“You are the light of the world. A city set on a hill cannot be hidden; nor does anyone light a lamp and put it under a basket, but on the lampstand, and it gives light to all who are in the house. “Let your light shine before men in such a way that they may see your good works, and glorify your Father who is in heaven.” –Matthew 5:15-16
A dear friend of mine, Margie, tells an interesting story about an old Southern custom…
In my part of the mountains of East Tennessee, there is an old custom of placing a light in the window to tell passing people that if you need shelter or food you are welcome here. My sister-in-law, Teresa, has one in her log cabin’s window honoring this custom.
A few years ago, East Tennessee had a catastrophic snow event…over twenty inches in a very few hours. Since three major freeway interstates intersect in Chattanooga, people were stranded in their cars for miles and miles.
But someone there remembered the light in the window custom and made the announcement: “If you have room to take in somebody or a family and give them food and shelter, turn on your porch light.”

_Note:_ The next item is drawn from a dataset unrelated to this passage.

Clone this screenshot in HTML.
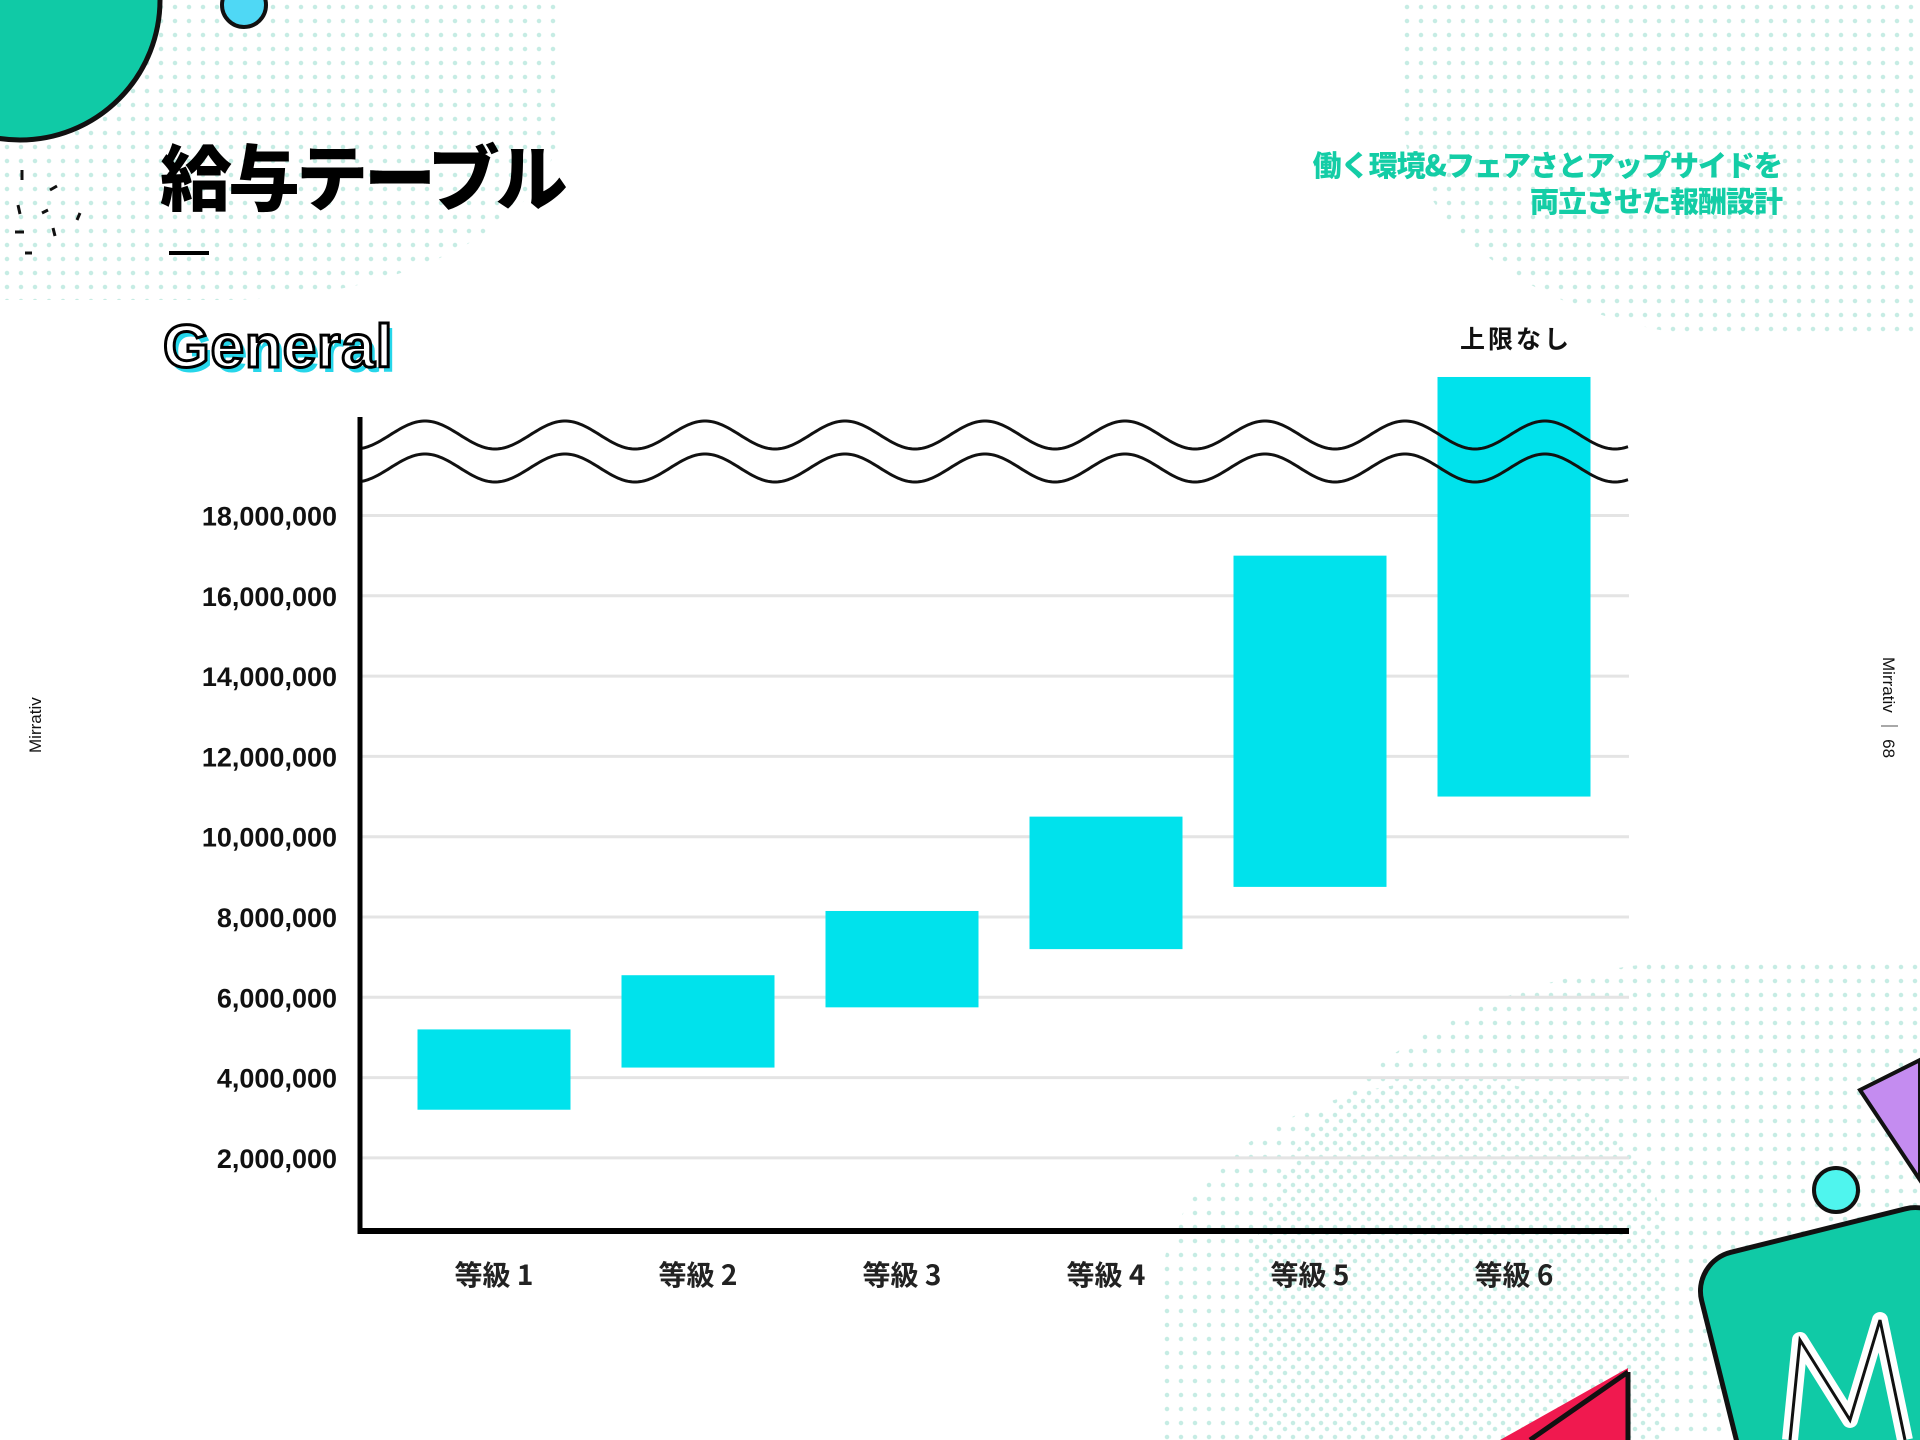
<!DOCTYPE html>
<html><head><meta charset="utf-8">
<style>
html,body{margin:0;padding:0;background:#fff;overflow:hidden;width:1920px;height:1440px;}
body{position:relative;font-family:"Liberation Sans","Noto Sans CJK JP",sans-serif;}
.abs{position:absolute;}
.dots{position:absolute;background-image:radial-gradient(circle,#c6ece4 2px,transparent 2.5px);background-size:14px 14px;}
</style></head>
<body>
<div class="dots" style="left:0;top:0;width:560px;height:300px;border-radius:0 0 60% 0;"></div>
<div class="dots" style="left:1400px;top:0;width:520px;height:340px;border-radius:0 0 0 70%;"></div>
<div class="dots" style="left:1250px;top:960px;width:670px;height:480px;border-radius:70% 0 0 0;"></div>
<div class="dots" style="left:1160px;top:1080px;width:500px;height:360px;border-radius:60% 40% 0 0;"></div>

<svg class="abs" style="left:0;top:0" width="1920" height="1440">
  <circle cx="20" cy="0" r="140" fill="#10caa6" stroke="#111" stroke-width="5"/>
  <circle cx="244" cy="5" r="22" fill="#4fd8f5" stroke="#111" stroke-width="4"/>
  <g stroke="#111" stroke-width="3">
    <line x1="22" y1="170" x2="22" y2="180"/><line x1="50" y1="190" x2="57" y2="186"/><line x1="18" y1="205" x2="20" y2="214"/>
    <line x1="42" y1="213" x2="48" y2="210"/><line x1="80" y1="213" x2="77" y2="220"/><line x1="15" y1="232" x2="24" y2="232"/>
    <line x1="53" y1="228" x2="55" y2="236"/><line x1="25" y1="253" x2="32" y2="253"/>
  </g>
  <polygon points="1860,1090 1920,1060 1920,1180" fill="#c48cf0" stroke="#111" stroke-width="4"/>
  <circle cx="1836" cy="1190" r="22" fill="#4ff5ee" stroke="#111" stroke-width="4"/>
  <rect x="1692" y="1262" width="260" height="260" rx="40" fill="#10caa6" stroke="#111" stroke-width="5" transform="rotate(-14 1692 1262)"/>
  <polyline points="1790,1440 1800,1340 1850,1420 1880,1320 1905,1440" fill="none" stroke="#fff" stroke-width="16" stroke-linejoin="round"/>
  <polyline points="1790,1440 1800,1340 1850,1420 1880,1320 1905,1440" fill="none" stroke="#111" stroke-width="3"/>
  <polygon points="1500,1440 1628,1368 1628,1440" fill="#f0194f"/>
  <line x1="1530" y1="1440" x2="1628" y2="1372" stroke="#111" stroke-width="5"/>
  <line x1="1628" y1="1372" x2="1628" y2="1440" stroke="#111" stroke-width="5"/>
</svg>

<div class="abs" style="left:160px;top:134px;font-size:72px;font-weight:900;color:#000;letter-spacing:-4px;font-family:'Noto Sans CJK JP',sans-serif;line-height:1.1;white-space:nowrap;">給与テーブル</div>
<div class="abs" style="left:169px;top:251px;width:40px;height:4px;background:#000;"></div>
<div class="abs" style="right:138px;top:146px;text-align:right;font-size:29px;font-weight:900;color:#14cda6;line-height:36px;font-family:'Noto Sans CJK JP',sans-serif;letter-spacing:-1px;">働く環境&amp;フェアさとアップサイドを<br>両立させた報酬設計</div>
<div class="abs" style="left:163px;top:312px;font-size:60px;font-weight:900;color:#fff;-webkit-text-stroke:3px #000;text-shadow:4px 5px 0 #26d6ea;font-family:'Liberation Sans',sans-serif;letter-spacing:1px;">General</div>
<div class="abs" style="left:26px;top:753px;transform:rotate(-90deg);transform-origin:0 0;font-size:17px;color:#111;white-space:nowrap;">Mirrativ</div>
<div class="abs" style="left:1903px;top:657px;transform:rotate(90deg);transform-origin:0 0;font-size:17px;color:#111;white-space:nowrap;">Mirrativ ｜ 68</div>

<svg id="chart" class="abs" style="left:0;top:0" width="1920" height="1440"></svg>

<script>
const categories = ["等級 1","等級 2","等級 3","等級 4","等級 5","等級 6"];
const minValues = [3.2, 4.25, 5.75, 7.2, 8.75, 11.0];
const maxValues = [5.2, 6.55, 8.15, 10.5, 17.0, 21.45];
const yTicks = [2,4,6,8,10,12,14,16,18];
const yTickLabels = ["2,000,000","4,000,000","6,000,000","8,000,000","10,000,000","12,000,000","14,000,000","16,000,000","18,000,000"];
const capLabel = "上限なし";

const NS = "http://www.w3.org/2000/svg";
const svg = document.getElementById("chart");
const X0 = 360, X1 = 1629, AXIS_Y = 1231, TOP_Y = 417;
const yScale = v => 515.5 + (18 - v) * 40.15;
const band = 204, barW = 153, firstCenter = 494;
const xCenter = i => firstCenter + i * band;
function mk(tag, attrs){const e=document.createElementNS(NS,tag);for(const k in attrs)e.setAttribute(k,attrs[k]);svg.appendChild(e);return e;}

yTicks.forEach((t,i)=>{
  const g = mk("line",{x1:X0,x2:X1,y1:yScale(t),y2:yScale(t),stroke:"#e4e4e4","stroke-width":3});
  
  
  const tx = mk("text",{x:337,y:yScale(t)+10,"text-anchor":"end","font-size":27,"font-weight":"bold",fill:"#111","font-family":"Liberation Sans, sans-serif"});
  tx.textContent = yTickLabels[i];
  
  
});

categories.forEach((c,i)=>{
  const yT = yScale(maxValues[i]), yB = yScale(minValues[i]);
  const r = mk("rect",{x:xCenter(i)-barW/2,y:yT,width:barW,height:yB-yT,fill:"#00e2ec"});
  
  
  const t = mk("text",{x:xCenter(i),y:1285,"text-anchor":"middle","font-size":28,"font-weight":"bold",fill:"#222","font-family":"Noto Sans CJK JP, sans-serif"});
  t.textContent = c;
  
  
});

const last = categories.length-1;
const cap = mk("text",{x:xCenter(last)+2,y:348,"text-anchor":"middle","font-size":25,"font-weight":"bold",fill:"#111","font-family":"Noto Sans CJK JP, sans-serif","letter-spacing":"3"});
cap.textContent = capLabel;



function wave(y0){
  let d = "M"+X0+","+y0;
  const period = 140, amp = 14;
  for(let x=X0;x<=X1;x+=2){ d += " L"+x+","+(y0 + amp*Math.cos((x-425)/period*2*Math.PI)*-1).toFixed(1); }
  return d;
}
[435,468].forEach(y0=>{
  const p = mk("path",{d:wave(y0),fill:"none",stroke:"#111","stroke-width":3});
  
  
});

const ya = mk("line",{x1:X0,x2:X0,y1:TOP_Y,y2:AXIS_Y+3,stroke:"#000","stroke-width":5});


const xa = mk("line",{x1:X0-2,x2:X1,y1:AXIS_Y,y2:AXIS_Y,stroke:"#000","stroke-width":6});


</script>
</body></html>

Other people who had four-wheel drive vehicles went to the freeways, plucked people out of their cars and then drove up and down the streets delivering them to houses which had their porch lights on.
People there in Tennessee were rescuing people by letting their light shine.
My friends we are located in the middle of a catastrophic sin event. Without Christ, people are stranded on the freeway of life and they are doomed to die; mothers, fathers, teenagers, little children, all are caught out in this tragic storm of sin. And I wish to God that it was just a storm to worry about. But it is also night. And without the light of the Savior, people can’t see their hands in front of their face; they don’t know where to go. Many have already wandered off and have perished. Others, realizing their helplessness, sit frozen in life, unable to move.
My question to you is, will you share with them the Gospel light? Will you go up and down the roads and the highways and byways of life, seeking those who need our Savior’s shelter? Will you pick them up and point them to the light of the world?
Yes, sometimes it means that we will have to leave our comfort zone, our friends, or the things we hold most dearly. And no, there are no guarantees that we will make it back to our homes and hearths safely. Worse, the people who you try to rescue, may not be friendly, or appreciative, or even understanding. But that’s not our problem. Our calling is simply to share the light and help point people to where they can find their eternal safety from the storm; which is, to find Jesus. I guess that’s what it really means to be a Christian.
As they say in the South, ‘nuff said. Thank you Margie Littell for sharing your light!